I was elected, not once but twice, to serve on the county emergency services board. (Without campaigning — I rather forgot to do that.)
And then . . . THEN I was invited to work as an instructor/trainer for the government in my dream job in Alabama. After hard work, rude comments, assumptions by others, backstabbing, gaslighting, and being abandoned by some who claimed to be friends . . . God blessed me with my dream job. You can read about it here.
For almost three years, I was honored to work with an elite team of instructors, teaching our country’s first responders.
But things change . . . and while God blessed me with the desires of my heart — that was not the end. It isn’t the end.
Many years ago, I promised God that I would GO wherever and DO whatever He asked or led me to do.
As that career ended, I went back to nursing full-time. I have never left it behind, just gone PRN or part-time through all of this. Shortly after I went full-time, I was assigned to work with the ER psychiatric patients. My initial reaction was one of dismay — I was not comfortable working with psychiatric patients. I was afraid I would inherently do or say something that would make their situation worse. After watching some of my fellow nurses attitudes towards those patients, I could not, in good conscience, remain quiet.
For the past 8 months or so, I have worked exclusively with the psychiatric patients.

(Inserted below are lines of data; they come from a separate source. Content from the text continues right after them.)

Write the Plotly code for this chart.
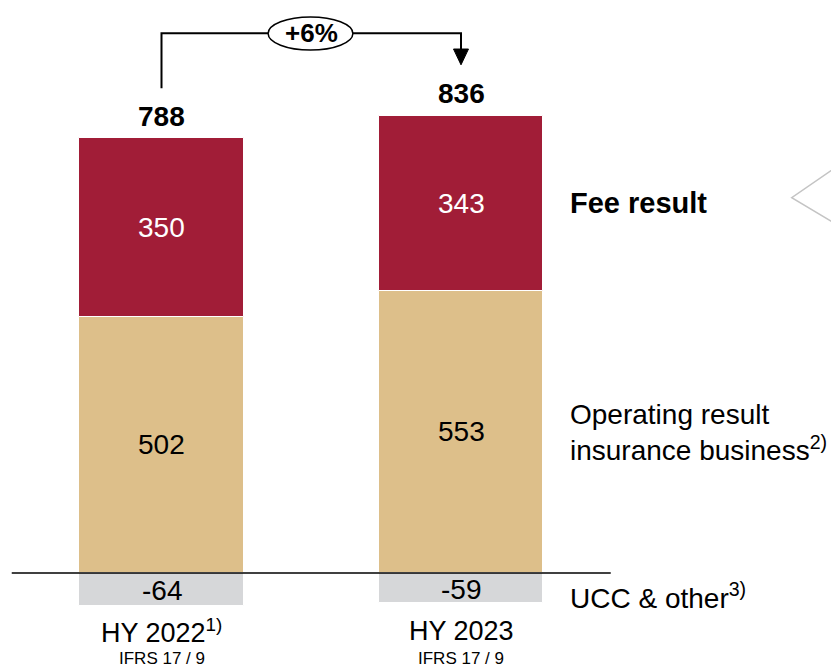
import plotly.graph_objects as go

categories = ["HY 2022", "HY 2023"]
cat_sup = ["1)", ""]
cat_sub = ["IFRS 17 / 9", "IFRS 17 / 9"]
op_result = [502, 553]
fee_result = [350, 343]
ucc_other = [-64, -59]
totals = [788, 836]
growth_label = "+6%"

RED = "#A11D37"
BEIGE = "#DDBF8A"
GRAY = "#D6D7D9"
FONT = "Liberation Sans, Arial, sans-serif"

# page body has an 8px margin; figure is sized to fill the rest of the window
W, H = 831, 662

xs = list(range(len(categories)))
pos_tops = [a + b for a, b in zip(op_result, fee_result)]

fig = go.Figure()
bw = 0.548
for vals, col in [(op_result, BEIGE), (fee_result, RED), (ucc_other, GRAY)]:
    fig.add_trace(go.Bar(x=xs, y=vals, width=bw, marker=dict(color=col, line=dict(color="white", width=1)),
                         hoverinfo="skip", showlegend=False))

ann = []
for i in xs:
    ann.append(dict(x=i, y=op_result[i] / 2, text=str(op_result[i]), font=dict(size=28, color="black")))
    ann.append(dict(x=i, y=op_result[i] + fee_result[i] / 2, text=str(fee_result[i]), font=dict(size=28, color="white")))
    ann.append(dict(x=i, y=ucc_other[i] / 2 - 3, text=str(ucc_other[i]), font=dict(size=28, color="black")))
    ann.append(dict(x=i, y=pos_tops[i] + 43, text="<b>%d</b>" % totals[i], font=dict(size=28, color="black")))
    lab = categories[i] + ("<sup>%s</sup>" % cat_sup[i] if cat_sup[i] else "")
    ann.append(dict(x=i, y=-113, text=lab, font=dict(size=27, color="black")))
    ann.append(dict(x=i, y=-167, text=cat_sub[i], font=dict(size=17, color="black")))

# right-hand series labels
lx = 1.358
ann.append(dict(x=lx, y=op_result[1] + fee_result[1] / 2, text="<b>Fee result</b>", xanchor="left",
                font=dict(size=29, color="black")))
ann.append(dict(x=lx, y=275, text="Operating result<br>insurance business<sup>2)</sup>", xanchor="left", align="left",
                font=dict(size=28, color="black")))
ann.append(dict(x=lx, y=-46, text="UCC & other<sup>3)</sup>", xanchor="left", font=dict(size=28, color="black")))

# growth bubble
ann.append(dict(x=0.5, y=1058, text="<b>%s</b>" % growth_label, font=dict(size=26, color="black")))

for a in ann:
    a.setdefault("xref", "x")
    a.setdefault("yref", "y")
    a.setdefault("showarrow", False)
    a.setdefault("yanchor", "middle")
    a["font"]["family"] = FONT
fig.update_layout(annotations=ann)

shapes = []
# zero line
shapes.append(dict(type="line", xref="x", yref="y", x0=-0.5, x1=1.5, y0=0, y1=0, line=dict(color="black", width=1.5)))
# bracket
shapes.append(dict(type="path", xref="x", yref="y",
                   path="M 0,950 L 0,1058 L 0.356,1058 M 0.639,1058 L 1,1058 L 1,1020",
                   line=dict(color="black", width=2)))
shapes.append(dict(type="path", xref="x", yref="y",
                   path="M 0.975,1027 L 1.025,1027 L 1,996 Z", fillcolor="black", line=dict(color="black", width=1)))
shapes.append(dict(type="circle", xref="x", yref="y", x0=0.356, x1=0.639, y0=1025, y1=1090,
                   line=dict(color="black", width=1.5), fillcolor="white"))
# callout triangle at right edge
shapes.append(dict(type="path", xref="paper", yref="paper",
                   path="M 1.0,%.4f L %.4f,%.4f L 1.0,%.4f" % (1 - 157 / H, 783.7 / W, 1 - 189.7 / H, 1 - 218 / H),
                   line=dict(color="#C4C4C4", width=1.5)))
fig.update_layout(shapes=shapes)

fig.update_layout(
    width=W, height=H,
    margin=dict(l=0, r=0, t=0, b=0),
    paper_bgcolor="white", plot_bgcolor="white",
    barmode="relative", bargap=0,
    xaxis=dict(range=[-0.5125, 2.2621], visible=False, fixedrange=True),
    yaxis=dict(range=[-190.1, 1107.4], visible=False, fixedrange=True),
    font=dict(family=FONT),
)

fig.write_html("out.html")
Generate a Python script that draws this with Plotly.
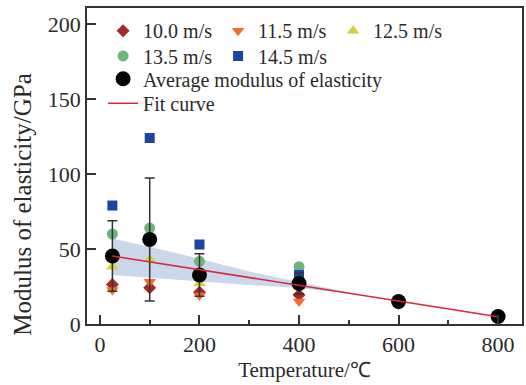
import plotly.graph_objects as go

temps = [25, 100, 200, 400, 600, 800]
v100 = [26.4, 24.2, 21.2, 19.3, 14.0, 5.0]
v115 = [22.7, 28.2, 19.0, 15.0, 13.0, 4.5]
v125 = [38.2, 43.0, 27.0, 25.0, 16.0, 5.2]
v135 = [60.0, 64.0, 41.8, 38.2, 15.5, 5.3]
v145 = [79.0, 124.0, 53.0, 32.7, 15.0, 5.0]
avg = [45.3, 56.4, 32.7, 27.0, 15.0, 5.0]
avg_err = [23.5, 41.0, 14.2, 7.0, 1.5, 0.0]

fit_x = [25, 800]
fit_y = [45.3, 4.9]

band_x = [25, 100, 200, 300, 400, 500, 520]
band_hi = [57.0, 51.5, 43.5, 35.0, 28.0, 21.5, 20.0]
band_lo = [32.7, 31.0, 28.5, 26.0, 24.0, 20.5, 19.7]

FONT = "Liberation Serif"
TXT = "#2a2a2a"
LEG = 20

fig = go.Figure()

fig.add_trace(go.Scatter(
    x=band_x + band_x[::-1], y=band_hi + band_lo[::-1],
    fill="toself", fillcolor="rgba(186,202,228,0.75)", line=dict(width=0),
    mode="lines", showlegend=False, hoverinfo="skip"))

series = [
    ("10.0 m/s", v100, "diamond", "#A82828", 10, "legend"),
    ("11.5 m/s", v115, "triangle-down", "#F26B2C", 11, "legend"),
    ("12.5 m/s", v125, "triangle-up", "#D2D236", 11, "legend"),
    ("13.5 m/s", v135, "circle", "#6DB57B", 11, "legend2"),
    ("14.5 m/s", v145, "square", "#1B45A0", 10, "legend2"),
]
for name, vals, sym, col, sz, lg in series:
    fig.add_trace(go.Scatter(
        x=temps, y=vals, mode="markers", name=name, legend=lg,
        marker=dict(symbol=sym, color=col, size=sz, line=dict(width=0))))

fig.add_trace(go.Scatter(
    x=temps, y=avg, mode="markers", name="Average modulus of elasticity",
    legend="legend3",
    error_y=dict(type="data", array=avg_err, visible=True, color="#333333",
                 thickness=1.5, width=5),
    marker=dict(symbol="circle", color="#050505", size=15,
                line=dict(width=0))))

fig.add_trace(go.Scatter(
    x=fit_x, y=fit_y, mode="lines", name="Fit curve", legend="legend4",
    line=dict(color="#D8283C", width=1.5)))

axis_common = dict(
    showline=True, linecolor="#333333", linewidth=1.5, mirror=True,
    ticks="inside", ticklen=9, tickwidth=1.5, tickcolor="#333333",
    showgrid=False, zeroline=False,
    tickfont=dict(family=FONT, size=22, color=TXT),
)

leg_common = dict(xanchor="left", yanchor="top", bgcolor="rgba(0,0,0,0)",
                  font=dict(family=FONT, size=LEG, color=TXT))

fig.update_layout(
    width=526, height=385,
    margin=dict(l=87, r=2, t=8, b=61),
    paper_bgcolor="white", plot_bgcolor="white",
    font=dict(family=FONT, color=TXT),
    xaxis=dict(range=[-26, 848], tickvals=[0, 200, 400, 600, 800],
               minor=dict(tickvals=[100, 300, 500, 700], ticklen=4,
                          tickwidth=1.5, tickcolor="#333333", ticks="inside"),
               title=dict(text="Temperature/℃", font=dict(family=FONT, size=21, color=TXT),
                          standoff=6),
               **axis_common),
    yaxis=dict(range=[0, 210.7], tickvals=[0, 50, 100, 150, 200],
               **axis_common),
    legend=dict(x=0.037, y=0.99, orientation="h", entrywidth=70, **leg_common),
    legend2=dict(x=0.037, y=0.91, orientation="h", entrywidth=70, **leg_common),
    legend3=dict(x=0.037, y=0.838, orientation="v", **leg_common),
    legend4=dict(x=0.037, y=0.76, orientation="v", **leg_common),
    showlegend=True,
    annotations=[dict(text="Modulus of elasticity/GPa", textangle=-90,
                      xref="paper", yref="paper", x=-0.149, y=0.378,
                      xanchor="center", yanchor="middle", showarrow=False,
                      font=dict(family=FONT, size=25, color=TXT))],
)

fig.write_html("out.html")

These are the undesirables of society – those with depression, schizophrenia, psychosis, suicidal and homicidal thoughts. These are the people who are unwanted, unwelcome, uninvited, and unincluded sometimes by their own families, let alone by the general public. Having felt unwanted, unwelcome, uninvited and unincluded myself – I can identify with these folks.
While I am no longer in what I thought was my dream job, I believe that God blessed me with that time to strengthen me to continue to work where He wants to put me. My patients, many of whom return at times for emergency care, have become like family members to me. My heart is touched every time I hear one of them exclaim, “Miss Karen! Miss Karen!”
I have never been happier, even in my dream job, than I am right now.